Ever heard the old saying, “Why is there never enough time to do it right, but always enough time to do it over?” Organizational cultures that have a need for speed can actually slow down strategically in their quest to get things done quickly. This was discussed in an article in the Harvard Business Review called, “Need Speed? Slow Down.” What I find interesting is that entrepreneurial companies, who are usually rewarded for speed, may be missing the boat, strategically.
The article describes 8 characteristics of companies who are strategically fast:
- Senior leaders closely aligned and committed to initiatives’ success
- Team members sometimes switch responsibilities to make things easier for one another
- Teams review how their work is going
- Groups capture and communicate lessons learned
- Success is based on the ability to explore new technologies
- Employees create innovative products and services
- Management systems work coherently to support overall objectives
- Even experienced employees receive training when initiatives are launched
Conversely, of course, those companies that do the opposite of this are strategically slow. When I look at this list, there are two characteristics that seem to be at the core of what works – communication and adjustment conversations. Let’s take communication first. As entrepreneurs we have a tendency to believe that everyone “thinks” like we do. News flash, they don’t. Because we think this way, we are “quick” in our communication and anxious to move on to the next thing. Without a basic understanding of mutual goals or alignment, things will get done, however they may not be the right things to be working on. Goals will be accomplished, but were they really the right goals or the ones that are the most important for strategic growth?
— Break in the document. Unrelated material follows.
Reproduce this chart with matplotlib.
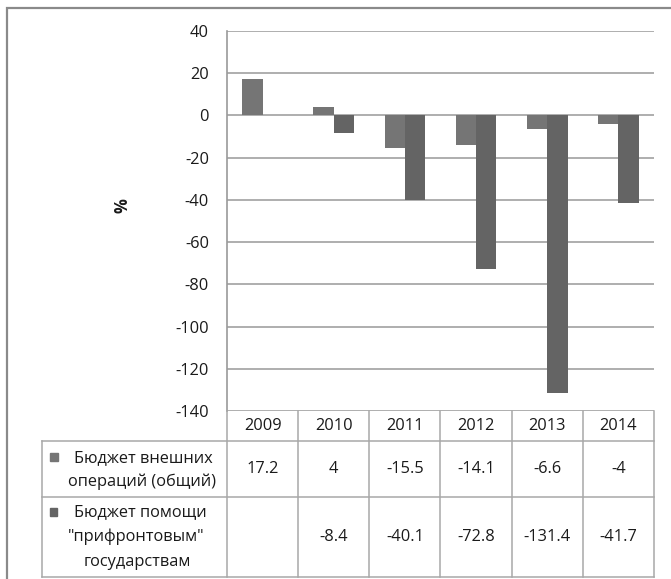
import numpy as np
import matplotlib
matplotlib.use("Agg")
import matplotlib.pyplot as plt
from matplotlib.lines import Line2D
from matplotlib.patches import Rectangle
from matplotlib.transforms import blended_transform_factory

plt.rcParams['font.family'] = ['Open Sans', 'DejaVu Sans']

years = ["2009", "2010", "2011", "2012", "2013", "2014"]
external_ops = [17.2, 4, -15.5, -14.1, -6.6, -4]
frontline_aid = [np.nan, -8.4, -40.1, -72.8, -131.4, -41.7]
series_lines = [
    ["Бюджет внешних", "операций (общий)"],
    ["Бюджет помощи", "\"прифронтовым\"", "государствам"],
]
y_ticks = list(range(40, -141, -20))

W, H = 671, 579
C1, C2 = "#757575", "#646464"
GRID = "#a8a8a8"
TXT = "#1a1a1a"
FS = 11.8

fig = plt.figure(figsize=(W / 100, H / 100), dpi=100)


def fx(px):
    return px / W


def fy(py):
    return 1 - py / H


# chart frame around everything
fig.add_artist(Rectangle((fx(7), fy(640)), fx(720), fy(8) - fy(640),
                         transform=fig.transFigure, fill=False,
                         edgecolor="#8a8a8a", linewidth=1.6))

left, right, top, bottom = 227, 654, 31, 411
ax = fig.add_axes([fx(left), fy(bottom), fx(right - left), fy(top) - fy(bottom)])
ax.set_xlim(-0.5, len(years) - 0.5)
ax.set_ylim(-140, 40)

x = np.arange(len(years))
w = 1 / 3.5
ax.bar(x - w / 2, external_ops, w, color=C1, zorder=3)
ax.bar(x + w / 2, frontline_aid, w, color=C2, zorder=3)

ax.set_yticks(y_ticks)
ax.set_yticklabels([str(t) for t in y_ticks], fontsize=FS, color=TXT)
ax.tick_params(axis="y", length=0, pad=13)
ax.set_xticks([])
ax.yaxis.grid(True, color=GRID, linewidth=1.3, zorder=0)
for s in ["top", "right", "bottom"]:
    ax.spines[s].set_visible(False)
ax.spines["left"].set_color("#9a9a9a")
ax.spines["left"].set_linewidth(1.2)
fig.text(fx(122), fy(206), "%", rotation=90, ha="center", va="center",
         fontsize=12, fontweight="bold", color=TXT)

# data table under the plot
bt = blended_transform_factory(ax.transData, fig.transFigure)
row_edges = [411, 441, 497, 577]
lab_left = 42
lc = "#a8a8a8"
for xb in np.arange(-0.5, len(years), 1.0):
    fig.add_artist(Line2D([xb, xb], [fy(row_edges[0]), fy(row_edges[-1])],
                          transform=bt, color=lc, linewidth=1.1))
for yb in row_edges[1:]:
    fig.add_artist(Line2D([fx(lab_left), fx(right)], [fy(yb), fy(yb)],
                          transform=fig.transFigure, color=lc, linewidth=1.1))
fig.add_artist(Line2D([fx(lab_left), fx(lab_left)], [fy(row_edges[1]), fy(row_edges[-1])],
                      transform=fig.transFigure, color=lc, linewidth=1.1))

for i, yr in enumerate(years):
    fig.text(i, fy(426), yr, transform=bt, ha="center", va="center",
             fontsize=FS, color=TXT)


def fmt(v):
    if np.isnan(v):
        return ""
    return f"{v:g}"


for i in range(len(years)):
    fig.text(i, fy(469), fmt(external_ops[i]), transform=bt, ha="center",
             va="center", fontsize=FS, color=TXT)
    fig.text(i, fy(537), fmt(frontline_aid[i]), transform=bt, ha="center",
             va="center", fontsize=FS, color=TXT)

# row headers with legend keys
for (cx, cy), col in [((54, 456.5), C1), ((53.5, 511.5), C2)]:
    fig.add_artist(Rectangle((fx(cx - 4), fy(cy + 4)), fx(8), fy(0) - fy(8),
                             transform=fig.transFigure, color=col))

label_pos = [
    [(143, 458), (142.5, 482)],
    [(140, 512), (136.5, 537), (137.5, 562)],
]
for lines, poss in zip(series_lines, label_pos):
    for t, (cx, cy) in zip(lines, poss):
        fig.text(fx(cx), fy(cy), t, ha="center", va="center", fontsize=FS,
                 color=TXT)

fig.savefig("out.png", dpi=100)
Adjustment conversations are the second common theme in these strategically fast companies. Conversant calls this “Align, Act, Adjust” or “Debrief” conversations. Two myths about debriefs are likely responsible for these conversations not happening. The first is that they take too much time, and the second is that we only need them when something doesn’t work. Wrong on both counts. These conversations are essential to good communication and creating the “Cycle of Value” that moves an organization forward strategically fast. It is imperative that after every “result” from an alignment and action, you review and take stock. What went well? What didn’t go so well? What did we learn and how will we use that in the future? By integrating this process into your culture, you will have fewer missed deadlines, wrong products and misaligned teams. It’s a process and it won’t necessarily be fast. It will take time for your teams to become good at it and making it a habit, but spending the time to reflect and learn from your actions will lead to speed, just not while you’re learning the process.
Need strategic speed in this competitive landscape? Slow down and reflect and you might learn a few valuable lessons.